▶ _Exercise goal_:
The line holding "const uDomain = [-1, 1];" is the last one to output; start at the first line of the data, keep every line in between exactly, and leave out pictures.

▶ _Provided material_:

-- -- --

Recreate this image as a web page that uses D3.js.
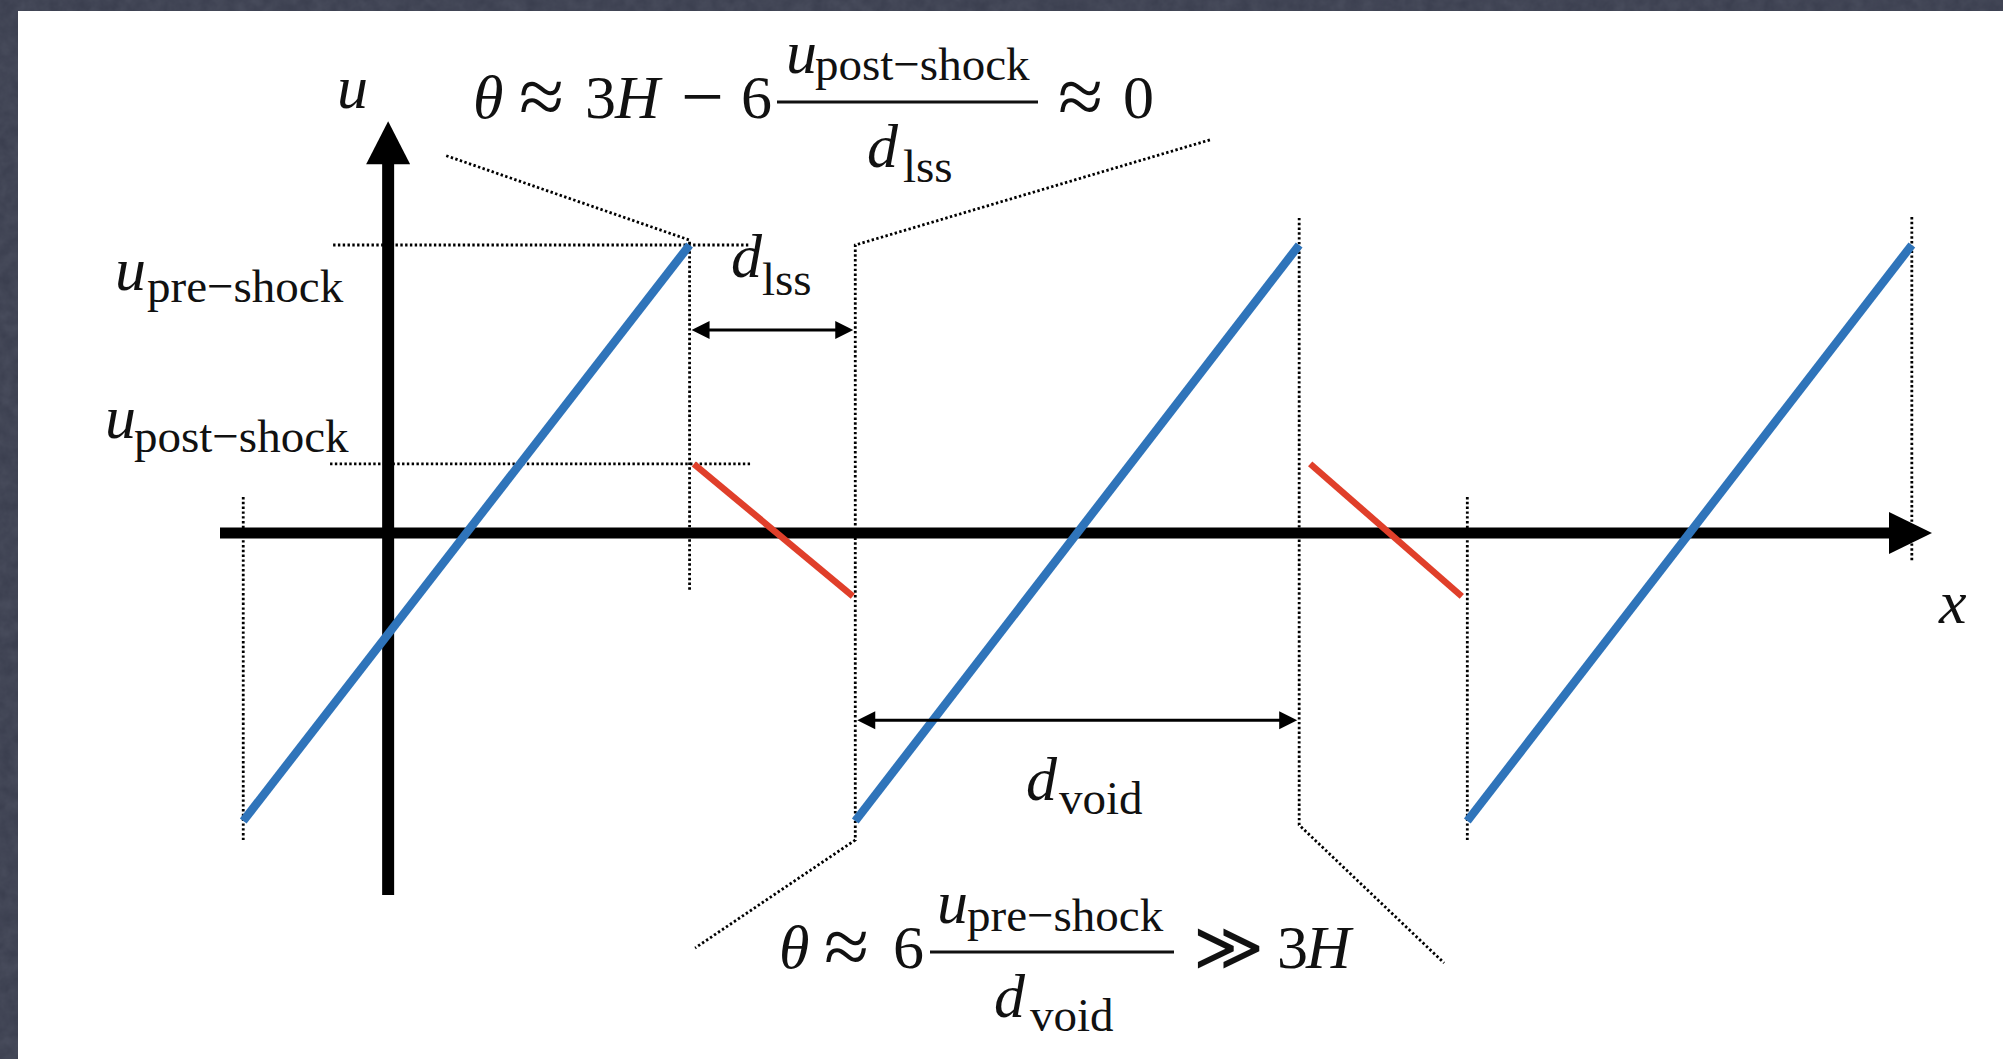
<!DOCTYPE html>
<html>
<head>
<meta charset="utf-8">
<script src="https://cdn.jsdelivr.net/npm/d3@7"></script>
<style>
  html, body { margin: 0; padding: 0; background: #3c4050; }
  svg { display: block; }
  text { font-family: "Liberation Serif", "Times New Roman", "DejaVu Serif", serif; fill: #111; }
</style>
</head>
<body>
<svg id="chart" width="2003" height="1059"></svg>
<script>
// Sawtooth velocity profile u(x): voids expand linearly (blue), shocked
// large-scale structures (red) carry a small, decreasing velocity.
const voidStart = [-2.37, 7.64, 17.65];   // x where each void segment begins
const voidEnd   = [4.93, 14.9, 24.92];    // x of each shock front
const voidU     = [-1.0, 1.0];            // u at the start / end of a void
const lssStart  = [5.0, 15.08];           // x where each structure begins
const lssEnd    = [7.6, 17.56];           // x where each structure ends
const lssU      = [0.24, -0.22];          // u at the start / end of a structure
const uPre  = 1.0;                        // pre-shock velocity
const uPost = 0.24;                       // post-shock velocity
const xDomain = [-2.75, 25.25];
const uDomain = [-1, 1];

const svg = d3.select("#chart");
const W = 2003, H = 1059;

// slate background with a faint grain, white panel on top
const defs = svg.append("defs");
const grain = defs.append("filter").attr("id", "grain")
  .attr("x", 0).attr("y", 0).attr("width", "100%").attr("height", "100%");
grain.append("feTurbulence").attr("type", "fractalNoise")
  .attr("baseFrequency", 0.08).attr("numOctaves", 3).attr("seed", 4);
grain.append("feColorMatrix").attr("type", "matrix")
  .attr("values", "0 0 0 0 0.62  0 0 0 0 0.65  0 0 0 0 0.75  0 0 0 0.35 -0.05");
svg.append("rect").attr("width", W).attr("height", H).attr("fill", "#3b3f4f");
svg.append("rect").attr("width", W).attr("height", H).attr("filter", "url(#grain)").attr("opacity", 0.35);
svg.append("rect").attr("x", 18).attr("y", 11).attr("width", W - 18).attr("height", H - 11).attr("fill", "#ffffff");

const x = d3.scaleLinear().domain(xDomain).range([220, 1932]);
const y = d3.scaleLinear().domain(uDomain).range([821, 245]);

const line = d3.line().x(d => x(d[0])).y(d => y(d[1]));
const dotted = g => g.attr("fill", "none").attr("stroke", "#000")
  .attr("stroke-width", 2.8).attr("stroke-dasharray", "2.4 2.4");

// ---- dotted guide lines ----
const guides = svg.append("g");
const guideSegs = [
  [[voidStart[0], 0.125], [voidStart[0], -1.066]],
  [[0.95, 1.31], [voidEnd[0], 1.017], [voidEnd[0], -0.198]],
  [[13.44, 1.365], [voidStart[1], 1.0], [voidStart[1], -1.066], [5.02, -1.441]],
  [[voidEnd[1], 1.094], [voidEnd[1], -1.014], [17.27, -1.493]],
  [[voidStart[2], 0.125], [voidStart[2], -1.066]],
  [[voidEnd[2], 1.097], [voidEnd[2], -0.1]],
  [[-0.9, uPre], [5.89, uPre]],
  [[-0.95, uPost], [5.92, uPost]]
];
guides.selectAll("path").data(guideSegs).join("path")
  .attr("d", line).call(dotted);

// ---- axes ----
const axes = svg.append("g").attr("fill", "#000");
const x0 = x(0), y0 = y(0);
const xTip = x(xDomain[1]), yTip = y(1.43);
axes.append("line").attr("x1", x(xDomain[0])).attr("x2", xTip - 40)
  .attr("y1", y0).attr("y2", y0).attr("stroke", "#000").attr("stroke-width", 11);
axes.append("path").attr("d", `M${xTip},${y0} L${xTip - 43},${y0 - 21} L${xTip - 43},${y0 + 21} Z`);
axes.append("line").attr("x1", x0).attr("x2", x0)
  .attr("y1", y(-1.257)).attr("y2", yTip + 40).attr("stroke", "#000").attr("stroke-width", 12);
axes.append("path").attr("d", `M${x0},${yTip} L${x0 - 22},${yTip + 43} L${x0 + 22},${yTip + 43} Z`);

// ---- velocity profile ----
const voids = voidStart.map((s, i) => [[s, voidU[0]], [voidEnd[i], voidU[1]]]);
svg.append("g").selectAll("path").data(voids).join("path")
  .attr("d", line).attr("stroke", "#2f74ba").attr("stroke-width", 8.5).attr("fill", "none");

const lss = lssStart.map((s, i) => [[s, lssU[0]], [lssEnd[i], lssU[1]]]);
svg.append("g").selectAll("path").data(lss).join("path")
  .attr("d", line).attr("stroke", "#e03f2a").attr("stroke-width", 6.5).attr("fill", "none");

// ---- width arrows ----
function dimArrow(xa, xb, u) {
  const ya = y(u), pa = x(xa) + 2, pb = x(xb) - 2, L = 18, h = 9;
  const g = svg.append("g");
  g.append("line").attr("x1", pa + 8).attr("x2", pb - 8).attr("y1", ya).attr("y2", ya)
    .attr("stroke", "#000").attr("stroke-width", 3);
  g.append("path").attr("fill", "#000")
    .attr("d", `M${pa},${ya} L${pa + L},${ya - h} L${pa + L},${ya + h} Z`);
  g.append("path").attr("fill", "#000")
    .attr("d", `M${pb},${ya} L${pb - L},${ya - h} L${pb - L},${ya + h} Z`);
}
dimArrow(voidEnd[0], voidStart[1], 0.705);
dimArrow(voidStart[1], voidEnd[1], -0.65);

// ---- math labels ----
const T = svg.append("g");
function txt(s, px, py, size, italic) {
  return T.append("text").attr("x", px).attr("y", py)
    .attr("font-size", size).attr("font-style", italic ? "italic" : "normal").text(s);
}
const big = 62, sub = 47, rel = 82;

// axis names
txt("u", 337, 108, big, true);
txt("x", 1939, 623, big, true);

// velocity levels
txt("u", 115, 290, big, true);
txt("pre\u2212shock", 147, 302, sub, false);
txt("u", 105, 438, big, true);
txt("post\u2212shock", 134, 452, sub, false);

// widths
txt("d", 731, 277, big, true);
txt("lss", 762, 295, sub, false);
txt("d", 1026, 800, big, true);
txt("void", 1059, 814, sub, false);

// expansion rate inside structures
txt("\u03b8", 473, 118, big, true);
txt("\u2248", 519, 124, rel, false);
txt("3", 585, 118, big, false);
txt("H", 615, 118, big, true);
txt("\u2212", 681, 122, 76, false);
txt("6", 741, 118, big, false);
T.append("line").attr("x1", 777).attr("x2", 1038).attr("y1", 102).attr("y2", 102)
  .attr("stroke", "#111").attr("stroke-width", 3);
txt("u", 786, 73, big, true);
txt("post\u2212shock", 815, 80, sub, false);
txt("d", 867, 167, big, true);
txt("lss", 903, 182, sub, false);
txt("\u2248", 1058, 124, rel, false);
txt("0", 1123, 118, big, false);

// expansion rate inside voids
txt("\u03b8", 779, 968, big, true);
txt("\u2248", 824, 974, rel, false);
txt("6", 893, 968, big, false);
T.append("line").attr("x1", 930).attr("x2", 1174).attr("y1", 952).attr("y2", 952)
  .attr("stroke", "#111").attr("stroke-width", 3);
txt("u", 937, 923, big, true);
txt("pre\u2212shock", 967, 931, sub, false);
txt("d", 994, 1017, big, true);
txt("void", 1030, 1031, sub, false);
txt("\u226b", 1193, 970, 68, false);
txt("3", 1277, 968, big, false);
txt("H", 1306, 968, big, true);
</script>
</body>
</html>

-- -- --

▶ _Expected answer_:
Recreate this image as a web page that uses D3.js.
<!DOCTYPE html>
<html>
<head>
<meta charset="utf-8">
<script src="https://cdn.jsdelivr.net/npm/d3@7"></script>
<style>
  html, body { margin: 0; padding: 0; background: #3c4050; }
  svg { display: block; }
  text { font-family: "Liberation Serif", "Times New Roman", "DejaVu Serif", serif; fill: #111; }
</style>
</head>
<body>
<svg id="chart" width="2003" height="1059"></svg>
<script>
// Sawtooth velocity profile u(x): voids expand linearly (blue), shocked
// large-scale structures (red) carry a small, decreasing velocity.
const voidStart = [-2.37, 7.64, 17.65];   // x where each void segment begins
const voidEnd   = [4.93, 14.9, 24.92];    // x of each shock front
const voidU     = [-1.0, 1.0];            // u at the start / end of a void
const lssStart  = [5.0, 15.08];           // x where each structure begins
const lssEnd    = [7.6, 17.56];           // x where each structure ends
const lssU      = [0.24, -0.22];          // u at the start / end of a structure
const uPre  = 1.0;                        // pre-shock velocity
const uPost = 0.24;                       // post-shock velocity
const xDomain = [-2.75, 25.25];
const uDomain = [-1, 1];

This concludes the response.